Каждый, кто прикоснулся хотя бы однажды к этой поэтической вселенной, испытал на себе ее неотразимое воздействие. Чудодейственный талант ее творца подарил нам великую радость сопереживания и любви – навсегда. Нас вечно пленяет исключительное мастерство художника, его редкое, своеобразное искусство слова. Представить нашу литературу без «Войны и мира» сегодня попросту невозможно. Это одно из центральных ее произведений, великое культурное достояние. Трудно представить без нее и русское патриотическое сознание.

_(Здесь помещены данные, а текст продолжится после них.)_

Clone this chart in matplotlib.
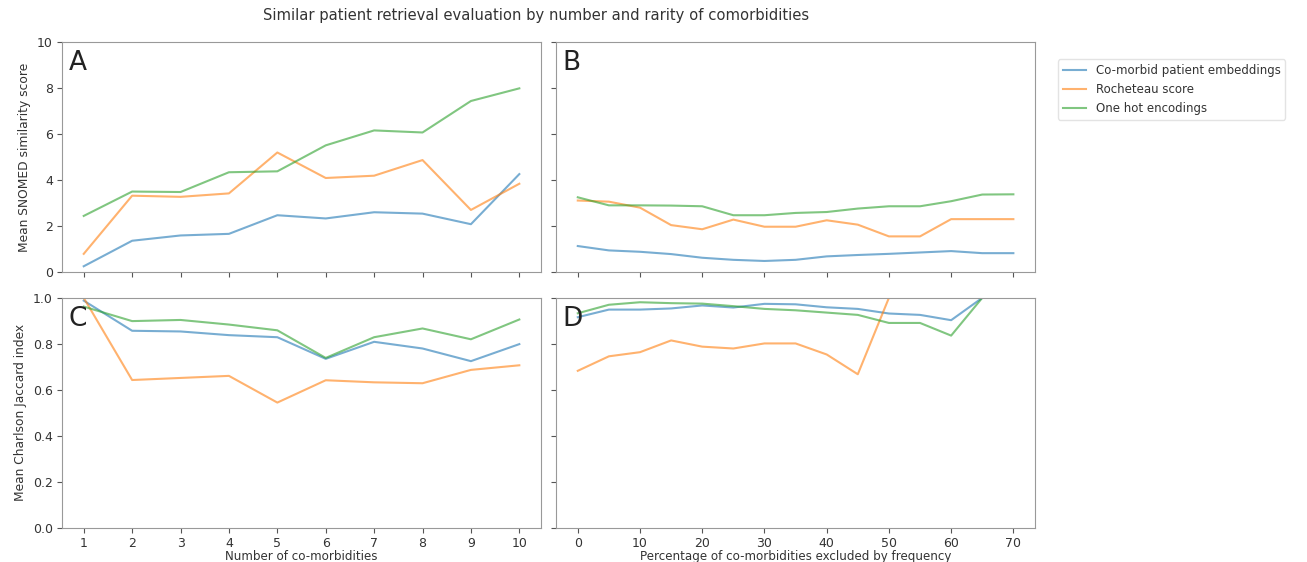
import numpy as np
import matplotlib
matplotlib.use('Agg')
import matplotlib.pyplot as plt

# data
n_comorb = [1, 2, 3, 4, 5, 6, 7, 8, 9, 10]
pct_excl = [0, 5, 10, 15, 20, 25, 30, 35, 40, 45, 50, 55, 60, 65, 70]

snomed_num_emb = [0.25, 1.36, 1.59, 1.66, 2.47, 2.33, 2.60, 2.54, 2.08, 4.26]
snomed_num_roch = [0.79, 3.32, 3.27, 3.42, 5.20, 4.09, 4.19, 4.87, 2.70, 3.84]
snomed_num_onehot = [2.44, 3.50, 3.48, 4.34, 4.38, 5.51, 6.16, 6.07, 7.44, 7.99]

snomed_pct_emb = [1.13, 0.94, 0.88, 0.78, 0.62, 0.53, 0.48, 0.53, 0.68, 0.74, 0.79, 0.85, 0.91, 0.82, 0.82]
snomed_pct_roch = [3.11, 3.06, 2.80, 2.04, 1.86, 2.28, 1.97, 1.97, 2.25, 2.06, 1.55, 1.55, 2.30, 2.30, 2.30]
snomed_pct_onehot = [3.25, 2.90, 2.90, 2.89, 2.86, 2.47, 2.47, 2.57, 2.61, 2.76, 2.86, 2.86, 3.08, 3.37, 3.38]

jacc_num_emb = [0.988, 0.857, 0.854, 0.838, 0.829, 0.735, 0.809, 0.780, 0.725, 0.799]
jacc_num_roch = [1.0, 0.643, 0.652, 0.661, 0.545, 0.642, 0.633, 0.629, 0.687, 0.707]
jacc_num_onehot = [0.962, 0.899, 0.904, 0.884, 0.859, 0.739, 0.829, 0.867, 0.820, 0.906]

jacc_pct_emb = [0.916, 0.949, 0.949, 0.954, 0.967, 0.958, 0.974, 0.972, 0.959, 0.952, 0.932, 0.926, 0.903, 1.0, 1.0]
jacc_pct_roch = [0.683, 0.746, 0.764, 0.815, 0.788, 0.780, 0.802, 0.802, 0.754, 0.668, 1.0, 1.0, 1.0, 1.0, 1.0]
jacc_pct_onehot = [0.933, 0.970, 0.981, 0.977, 0.975, 0.964, 0.952, 0.946, 0.936, 0.926, 0.891, 0.891, 0.836, 1.0, 1.0]

labels = ['Co-morbid patient embeddings', 'Rocheteau score', 'One hot encodings']
colors = ['tab:blue', 'tab:orange', 'tab:green']

plt.rcParams['font.family'] = 'DejaVu Sans'
plt.rcParams['text.color'] = '#333333'
plt.rcParams['axes.labelcolor'] = '#333333'
plt.rcParams['xtick.color'] = '#333333'
plt.rcParams['ytick.color'] = '#333333'

fig = plt.figure(figsize=(13.07, 5.62), dpi=100)
axA = fig.add_axes([0.0474, 0.516, 0.3666, 0.409])
axB = fig.add_axes([0.4254, 0.516, 0.3666, 0.409], sharey=axA)
axC = fig.add_axes([0.0474, 0.0605, 0.3666, 0.4095], sharex=axA)
axD = fig.add_axes([0.4254, 0.0605, 0.3666, 0.4095], sharex=axB, sharey=axC)

panels = [
    (axA, n_comorb, [snomed_num_emb, snomed_num_roch, snomed_num_onehot], 'A'),
    (axB, pct_excl, [snomed_pct_emb, snomed_pct_roch, snomed_pct_onehot], 'B'),
    (axC, n_comorb, [jacc_num_emb, jacc_num_roch, jacc_num_onehot], 'C'),
    (axD, pct_excl, [jacc_pct_emb, jacc_pct_roch, jacc_pct_onehot], 'D'),
]

for ax, xs, series, letter in panels:
    for ys, c, lab in zip(series, colors, labels):
        ax.plot(xs, ys, color=c, alpha=0.6, lw=1.5, label=lab)
    ax.text(0.014, 0.965, letter, transform=ax.transAxes, fontsize=19,
            va='top', ha='left', color='#222222')
    for s in ax.spines.values():
        s.set_color('#999999')
    ax.tick_params(labelsize=9, color='#555555', pad=3)

axA.set_ylim(0, 10)
axA.set_yticks([0, 2, 4, 6, 8, 10])
axC.set_ylim(0, 1.0)
axC.set_yticks([0.0, 0.2, 0.4, 0.6, 0.8, 1.0])
axA.set_xticks(n_comorb)
axB.set_xticks([0, 10, 20, 30, 40, 50, 60, 70])

axA.tick_params(labelbottom=False)
axB.tick_params(labelbottom=False, labelleft=False)
axD.tick_params(labelleft=False)

axA.set_ylabel('Mean SNOMED similarity score', fontsize=8.8)
axC.set_ylabel('Mean Charlson Jaccard index', fontsize=8.8)
axC.set_xlabel('Number of co-morbidities', fontsize=8.6, labelpad=0)
axD.set_xlabel('Percentage of co-morbidities excluded by frequency', fontsize=8.6, labelpad=0)

fig.suptitle('Similar patient retrieval evaluation by number and rarity of comorbidities',
             fontsize=10.6, x=0.41, y=0.985)

handles, labs = axA.get_legend_handles_labels()
fig.legend(handles, labs, loc='upper left', bbox_to_anchor=(0.805, 0.905),
           fontsize=8.5, frameon=True, edgecolor='#dddddd')

fig.savefig('out.png', dpi=100)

Кого оставит равнодушным эта земная, подлинная Россия с ее многообразными лицами, ее праздниками и бедами, ее открытым сердцем и твердой решимостью защитить себя в бою? Где еще мы найдем столь живой, ощутимый, столь законченный образ давно ушедшей эпохи? И какой эпохи! У кого еще есть такая история? В какой национальной культуре найдется такая книга? Сложная, парадоксальная. А все-таки – неиссякаемо солнечная.